"The Capitalist Tool" is not Joel Glazer's nickname from his time at college, but the motto of US business magazine Forbes. Last week Forbes, enthusiastic cheerleaders for the unfettered free market, published its annual list of the world's most valuable football clubs (they do a similar exercise for NFL franchises). No doubt you will have seen that United top the list with an estimated valuation of $1.84bn (£1.19bn). This estimate caused much confusion among journalists, many of whom saw the numbers quoted as being very bad news for the Red Knights consortium that is hoping to bid for United. This article from the Telegraph was typical:
The Red Knights, a group of wealthy businessmen, are attempting to raise funds to launch a takeover bid at Old Trafford, but the Forbes figures suggest they must raise well in excess of £1 billion if they are to make a viable offer for the club.
Unlike some football money surveys (yes I'm talking to you Deloittes), the Forbes one has some financial logic to it. This is how it is constructed.....

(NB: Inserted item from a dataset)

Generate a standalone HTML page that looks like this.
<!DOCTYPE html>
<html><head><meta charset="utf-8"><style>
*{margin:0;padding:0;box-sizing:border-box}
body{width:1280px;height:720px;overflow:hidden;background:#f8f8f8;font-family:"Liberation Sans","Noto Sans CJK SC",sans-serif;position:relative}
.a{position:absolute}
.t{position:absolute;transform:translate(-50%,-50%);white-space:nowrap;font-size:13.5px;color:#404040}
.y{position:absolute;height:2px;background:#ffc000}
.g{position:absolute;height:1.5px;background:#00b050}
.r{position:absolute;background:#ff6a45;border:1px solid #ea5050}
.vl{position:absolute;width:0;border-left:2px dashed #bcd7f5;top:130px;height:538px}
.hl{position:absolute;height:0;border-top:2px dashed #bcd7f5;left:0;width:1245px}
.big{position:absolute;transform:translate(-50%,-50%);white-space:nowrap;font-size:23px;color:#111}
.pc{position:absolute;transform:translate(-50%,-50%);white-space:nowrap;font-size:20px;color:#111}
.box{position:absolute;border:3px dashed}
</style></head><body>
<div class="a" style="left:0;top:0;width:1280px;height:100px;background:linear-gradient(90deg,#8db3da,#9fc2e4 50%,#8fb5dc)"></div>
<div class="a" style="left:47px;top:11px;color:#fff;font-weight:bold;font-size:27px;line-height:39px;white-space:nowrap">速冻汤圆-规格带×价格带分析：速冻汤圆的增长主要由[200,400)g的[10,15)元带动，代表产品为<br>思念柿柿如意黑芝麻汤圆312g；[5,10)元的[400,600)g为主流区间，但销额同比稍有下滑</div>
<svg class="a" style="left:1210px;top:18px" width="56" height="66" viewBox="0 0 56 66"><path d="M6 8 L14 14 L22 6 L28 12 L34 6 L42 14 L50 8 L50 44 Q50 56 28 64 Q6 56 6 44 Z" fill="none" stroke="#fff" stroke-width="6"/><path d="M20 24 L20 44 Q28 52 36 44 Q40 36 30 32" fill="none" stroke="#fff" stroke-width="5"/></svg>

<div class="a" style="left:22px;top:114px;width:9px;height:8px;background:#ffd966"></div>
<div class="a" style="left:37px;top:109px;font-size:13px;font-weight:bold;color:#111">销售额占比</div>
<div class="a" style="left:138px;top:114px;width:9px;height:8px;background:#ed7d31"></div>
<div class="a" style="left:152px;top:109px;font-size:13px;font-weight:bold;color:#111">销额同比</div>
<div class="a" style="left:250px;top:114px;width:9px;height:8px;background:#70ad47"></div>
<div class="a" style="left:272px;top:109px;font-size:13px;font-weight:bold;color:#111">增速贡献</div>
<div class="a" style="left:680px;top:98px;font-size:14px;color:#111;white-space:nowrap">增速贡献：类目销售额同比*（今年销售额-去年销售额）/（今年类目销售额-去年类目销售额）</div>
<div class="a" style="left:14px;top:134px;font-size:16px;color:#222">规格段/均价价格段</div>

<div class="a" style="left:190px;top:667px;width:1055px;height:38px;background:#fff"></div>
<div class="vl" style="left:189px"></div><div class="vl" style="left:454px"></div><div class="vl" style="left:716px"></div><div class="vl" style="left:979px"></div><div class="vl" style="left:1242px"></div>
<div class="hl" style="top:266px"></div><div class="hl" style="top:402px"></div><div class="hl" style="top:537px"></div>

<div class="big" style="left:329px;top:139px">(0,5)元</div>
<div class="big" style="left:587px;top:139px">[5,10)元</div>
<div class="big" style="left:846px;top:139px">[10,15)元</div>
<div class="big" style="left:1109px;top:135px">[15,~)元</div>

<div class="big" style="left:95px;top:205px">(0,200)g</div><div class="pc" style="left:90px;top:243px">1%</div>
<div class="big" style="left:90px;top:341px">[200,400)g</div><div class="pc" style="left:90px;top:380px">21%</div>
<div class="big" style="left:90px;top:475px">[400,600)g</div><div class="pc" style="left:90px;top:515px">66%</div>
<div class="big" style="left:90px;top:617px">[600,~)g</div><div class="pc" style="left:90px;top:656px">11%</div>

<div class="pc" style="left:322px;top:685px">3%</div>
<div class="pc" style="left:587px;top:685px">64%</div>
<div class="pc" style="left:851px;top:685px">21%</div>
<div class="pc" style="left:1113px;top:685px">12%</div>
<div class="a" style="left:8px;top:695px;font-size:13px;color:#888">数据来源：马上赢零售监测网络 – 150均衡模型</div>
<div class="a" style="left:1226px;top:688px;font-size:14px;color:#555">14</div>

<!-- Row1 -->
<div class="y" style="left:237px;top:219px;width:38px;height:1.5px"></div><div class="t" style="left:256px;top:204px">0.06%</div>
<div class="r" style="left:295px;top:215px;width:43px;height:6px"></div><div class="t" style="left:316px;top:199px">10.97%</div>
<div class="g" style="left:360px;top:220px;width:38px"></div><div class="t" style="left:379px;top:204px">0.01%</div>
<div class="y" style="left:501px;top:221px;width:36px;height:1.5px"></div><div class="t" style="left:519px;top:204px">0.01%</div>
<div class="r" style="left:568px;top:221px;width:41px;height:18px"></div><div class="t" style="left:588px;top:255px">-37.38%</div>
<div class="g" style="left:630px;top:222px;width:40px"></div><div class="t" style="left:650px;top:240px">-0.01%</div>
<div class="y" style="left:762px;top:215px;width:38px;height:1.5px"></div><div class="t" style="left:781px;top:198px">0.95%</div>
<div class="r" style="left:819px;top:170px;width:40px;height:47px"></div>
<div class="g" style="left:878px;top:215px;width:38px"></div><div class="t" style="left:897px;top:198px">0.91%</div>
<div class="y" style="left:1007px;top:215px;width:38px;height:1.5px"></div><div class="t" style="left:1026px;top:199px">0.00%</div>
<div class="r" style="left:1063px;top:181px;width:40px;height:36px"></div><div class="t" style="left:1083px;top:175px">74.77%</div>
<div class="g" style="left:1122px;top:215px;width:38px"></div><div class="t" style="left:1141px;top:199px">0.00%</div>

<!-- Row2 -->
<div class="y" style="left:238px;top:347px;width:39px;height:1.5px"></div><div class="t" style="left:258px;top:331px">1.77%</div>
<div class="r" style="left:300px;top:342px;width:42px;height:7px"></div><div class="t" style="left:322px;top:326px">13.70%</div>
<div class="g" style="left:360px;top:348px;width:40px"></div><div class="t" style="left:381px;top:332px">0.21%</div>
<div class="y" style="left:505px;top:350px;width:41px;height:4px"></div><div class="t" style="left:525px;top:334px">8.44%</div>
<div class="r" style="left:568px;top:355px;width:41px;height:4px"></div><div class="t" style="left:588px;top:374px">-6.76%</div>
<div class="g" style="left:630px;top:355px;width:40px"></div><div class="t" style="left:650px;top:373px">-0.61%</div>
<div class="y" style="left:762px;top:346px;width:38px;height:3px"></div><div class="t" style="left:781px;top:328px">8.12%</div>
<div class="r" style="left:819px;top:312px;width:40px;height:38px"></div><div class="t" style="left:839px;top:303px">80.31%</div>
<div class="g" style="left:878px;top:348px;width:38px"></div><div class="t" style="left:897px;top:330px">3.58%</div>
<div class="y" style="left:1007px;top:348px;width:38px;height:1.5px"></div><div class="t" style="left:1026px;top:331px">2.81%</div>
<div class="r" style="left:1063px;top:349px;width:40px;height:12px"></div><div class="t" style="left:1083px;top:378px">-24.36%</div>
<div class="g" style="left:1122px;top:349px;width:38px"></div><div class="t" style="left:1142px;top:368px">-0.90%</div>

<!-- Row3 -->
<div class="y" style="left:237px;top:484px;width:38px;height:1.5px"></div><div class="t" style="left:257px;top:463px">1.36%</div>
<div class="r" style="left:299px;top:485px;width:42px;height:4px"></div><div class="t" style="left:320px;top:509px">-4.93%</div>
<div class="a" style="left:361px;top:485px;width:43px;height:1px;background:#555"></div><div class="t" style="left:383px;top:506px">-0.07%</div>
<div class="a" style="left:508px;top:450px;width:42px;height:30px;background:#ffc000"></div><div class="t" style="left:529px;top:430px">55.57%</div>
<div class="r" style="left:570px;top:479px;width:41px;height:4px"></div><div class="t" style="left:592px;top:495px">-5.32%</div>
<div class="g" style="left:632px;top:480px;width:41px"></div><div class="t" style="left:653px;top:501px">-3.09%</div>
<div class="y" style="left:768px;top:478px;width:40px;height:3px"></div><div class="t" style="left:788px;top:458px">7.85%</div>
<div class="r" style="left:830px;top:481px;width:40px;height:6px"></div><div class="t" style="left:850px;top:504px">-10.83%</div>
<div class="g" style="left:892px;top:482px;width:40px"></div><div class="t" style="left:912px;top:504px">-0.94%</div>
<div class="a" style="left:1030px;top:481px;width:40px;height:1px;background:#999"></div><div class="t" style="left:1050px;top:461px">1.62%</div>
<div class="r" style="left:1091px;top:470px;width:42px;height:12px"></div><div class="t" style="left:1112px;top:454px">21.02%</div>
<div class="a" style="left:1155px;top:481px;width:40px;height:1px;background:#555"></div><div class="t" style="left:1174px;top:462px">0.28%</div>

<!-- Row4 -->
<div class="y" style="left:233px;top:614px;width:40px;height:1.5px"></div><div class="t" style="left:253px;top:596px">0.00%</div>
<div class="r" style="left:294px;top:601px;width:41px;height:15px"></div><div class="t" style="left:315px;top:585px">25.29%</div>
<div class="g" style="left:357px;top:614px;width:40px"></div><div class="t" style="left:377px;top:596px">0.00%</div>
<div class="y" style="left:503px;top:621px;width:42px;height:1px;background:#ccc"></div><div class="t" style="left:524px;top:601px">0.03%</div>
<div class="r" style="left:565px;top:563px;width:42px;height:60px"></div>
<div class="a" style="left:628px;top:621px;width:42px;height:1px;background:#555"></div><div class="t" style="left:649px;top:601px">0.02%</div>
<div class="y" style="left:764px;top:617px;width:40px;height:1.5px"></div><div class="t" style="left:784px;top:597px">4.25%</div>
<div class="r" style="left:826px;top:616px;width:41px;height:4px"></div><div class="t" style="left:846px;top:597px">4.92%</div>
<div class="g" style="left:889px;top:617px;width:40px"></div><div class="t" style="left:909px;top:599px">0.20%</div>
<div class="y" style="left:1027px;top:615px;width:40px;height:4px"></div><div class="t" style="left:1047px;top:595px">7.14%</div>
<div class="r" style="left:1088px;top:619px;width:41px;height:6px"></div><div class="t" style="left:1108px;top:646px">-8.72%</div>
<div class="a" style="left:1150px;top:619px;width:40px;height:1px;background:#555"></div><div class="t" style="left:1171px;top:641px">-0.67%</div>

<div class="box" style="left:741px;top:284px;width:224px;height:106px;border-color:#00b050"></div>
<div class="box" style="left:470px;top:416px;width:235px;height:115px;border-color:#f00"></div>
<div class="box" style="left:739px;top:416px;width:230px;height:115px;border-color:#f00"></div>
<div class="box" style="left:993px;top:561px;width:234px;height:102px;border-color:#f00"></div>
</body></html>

They take EBITDA before profits and losses on player trading - this is what they call "Operating Income". For United they have a figure of $150m which is roughly consistent with Red Football's pre-exceptional EBITDA for the year to 30 June 2009 of £92.1m (the average exchange rate for that period was $1.603 which actually gives a dollar number of $147.6m but its pretty close).
EBITDA is a very common measure of profits used for valuing companies, perhaps the most common. It has some disadvantageous when applied to football clubs because it takes no account of transfer spending (something no club can avoid in the long-term if they don't want a team of pensioners and a cost that can sink a club - see Pompey and Leeds for example), but as I say, its a commonly used number.
When you value a business using a multiple of EBITDA (which is profits before interest), the number you end up with is a measure of the "enterprise value" (or "EV") of the company. Enterprise value is "capital structure neutral", it measures the value of the debt and the equity of the company (see Wikipedia's perfectly sensible article on enterprise value for more details). Forbes confirm this is their approach in the footnotes to their survey:
Value of team based on past transactions and current stadium deals (unless new stadium is pending) without deduction for debt (other than stadium debt).
Other than this footnote, Forbes give no further information on how they arrive at their chosen "multiple" of EBITDA which drives their club valuations. United's multiple is 12.2x, whilst Real Madrid's is only 10.2x which is odd. Forbes say they use "past transactions", but the Glazers' paid almost 17x for United in 2005, and Real Madrid is of course structurally unbuyable which means its "value" is something of an oxymoron, can something you can never buy or sell have a value?
The JP Morgan research report on United helpfully included the EBITDA multiples paid (or offered) for stakes in ten European clubs (including the Glazers buying United). The multiples ranged from a low of 12.2x implied by the Rhone offer to buy 40% of Liverpool to the 18.9x paid by Roman Abramovich when he bought Chelsea. His presence on the list, as well as football finance geniuses like Hicks and Gillett shows the problems with valuing big clubs. There are so few precedents and all too often the price is crazy and irrational. There is no efficient market for assets like Manchester United, the number of individuals who could afford the club is tiny. Anyway, Forbes' 12.2x used to value United looks perfectly sensible as United's profits are hardly depressed, indeed JP Morgan show last year being the peak for a few years to come.
So Forbes value United at £1.19bn. Where journalists such as Mark Ogden at the Telegraph get confused is that they forget that this includes United's debt. Forbes says there is $844m (£518m) of debt which I assume is the bank debt on the balance sheet last June. This obviously excludes the PIKs, but that really doesn't matter. The £1.19bn is their estimate of the value of the whole business. The debt figure you use just drives the equity value (the value of the Glazers' shares in United).
Which brings us to the Red Knights. Articles such as this one by the ever sensible BBC Sports Editor David Bond (ex-Daily Telegraph himself) suggest the Red Knights will offer around £1.2bn. Let's be totally clear here, this number is the enterprise value of United, it is completely comparable with the Forbes valuation. David Bond goes on to suggest that the Red Knights intend to keep United's bonds in place in the short-term (something I wrote about recently). So if the offer was c. £1.2bn and they kept £534m of bonds, the Red Knights would need to raise around £700m to fund their offer.
Hopefully you can see how the confusion has arisen between the £700m described in the paragraph above and the £1.2bn Forbes valuation. If the Glazers sold Manchester United to the Red Knights at Forbes' valuation, the Red Knights would pay them around £700m in cash, the Glazers would have to pay off the PIKs, leaving them with around £500m for their (and our trouble). And the rest of us would go back to worrying about Rafael Da Silva's immaturity vs. his undoubted natural talent.